What "coasting" looks like in real life
Coast FIRE doesn't mean quitting work. It means your retirement savings problem is solved, so the rest of your career becomes about covering today's bills, not building a nest egg. People use the freedom in different ways:
- Career pivots. A software engineer takes a 40% pay cut to teach high school computer science. Without Coast FIRE, the lost retirement contributions would matter. With it, today's salary just needs to cover today's expenses.
- Going part-time. Cutting back to 25-30 hours a week so you can pick up kids, write a novel, or train for a marathon. The reduced income still covers expenses; retirement is already on autopilot.
- Founder leaps. Starting a business while collecting modest consulting income on the side. Coast FIRE eliminates the "what if this fails?" retirement worry — your future self is fine either way.
- Geographic arbitrage. Moving to a lower-cost city or abroad. Less income works, since the retirement math is solved.
- Sabbaticals. Taking 6-12 months off mid-career for travel, caregiving, or a degree. Burn through savings without ruining retirement.
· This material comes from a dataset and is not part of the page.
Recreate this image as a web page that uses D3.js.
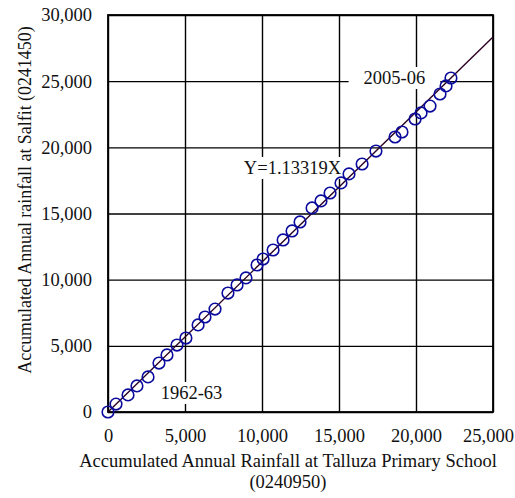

The risks: a market crash early in your coasting period can knock you off track, you'll likely still want to save for healthcare and emergencies, and Social Security assumptions could change. Most Coast FIRE practitioners keep contributing at a reduced rate (5% of income instead of 20%) as insurance against bad sequence-of-returns luck.
FAQs
What is Coast FIRE?
Coast FIRE means you've saved enough that your investments will compound to your full retirement number BY the time you retire, even if you stop adding new contributions. You still need to work to pay expenses, but you don't need to save more for retirement. It's a 'partial' FIRE status, financially independent for retirement, not yet for current expenses.
How is Coast FIRE different from regular FIRE?
Full FIRE = enough invested to cover ALL expenses today (typically 25x annual expenses). Coast FIRE = enough invested that compound growth alone will reach full FIRE by retirement age. Coast FIRE requires LESS savings now but still working. Lean FIRE = covering bare-minimum expenses. Fat FIRE = covering luxury lifestyle.
What's the Coast FIRE formula?
Coast FIRE number = FIRE number / (1 + return rate)^(years to retirement). Example: Need $1.5M at age 65. You're 35. Expected real return: 7%. Coast FIRE = 1,500,000 / 1.07^30 = 197,000. If you have $197K invested today, you can stop saving and reach $1.5M by age 65 from growth alone.
What's a realistic Coast FIRE age?
Common patterns: aggressive savers can hit Coast FIRE by mid-30s. Mid-tier savers (15-20% savings rate) typically hit Coast FIRE in late 30s to mid-40s. The earlier you Coast FIRE, the more years of compound growth, and the smaller the Coast FIRE number needed today.
What return rate should I use?
Historical S&P 500 real return (after inflation): 7-7.5%. Conservative: 5-6%. If retiring early or worried about sequence-of-returns risk: use 5%. If young with long time horizon: 7% is reasonable. Lower rate = more required savings now.
Should I keep saving after hitting Coast FIRE?
Up to you. Many Coast FIRE achievers do keep saving, they reduce contributions but don't stop entirely, building safety margin. Others 'coast' aggressively, lowering income to do more fulfilling work. Some downshift to part-time, freelance, or career pivots. Coast FIRE gives you OPTIONS, not a prescription.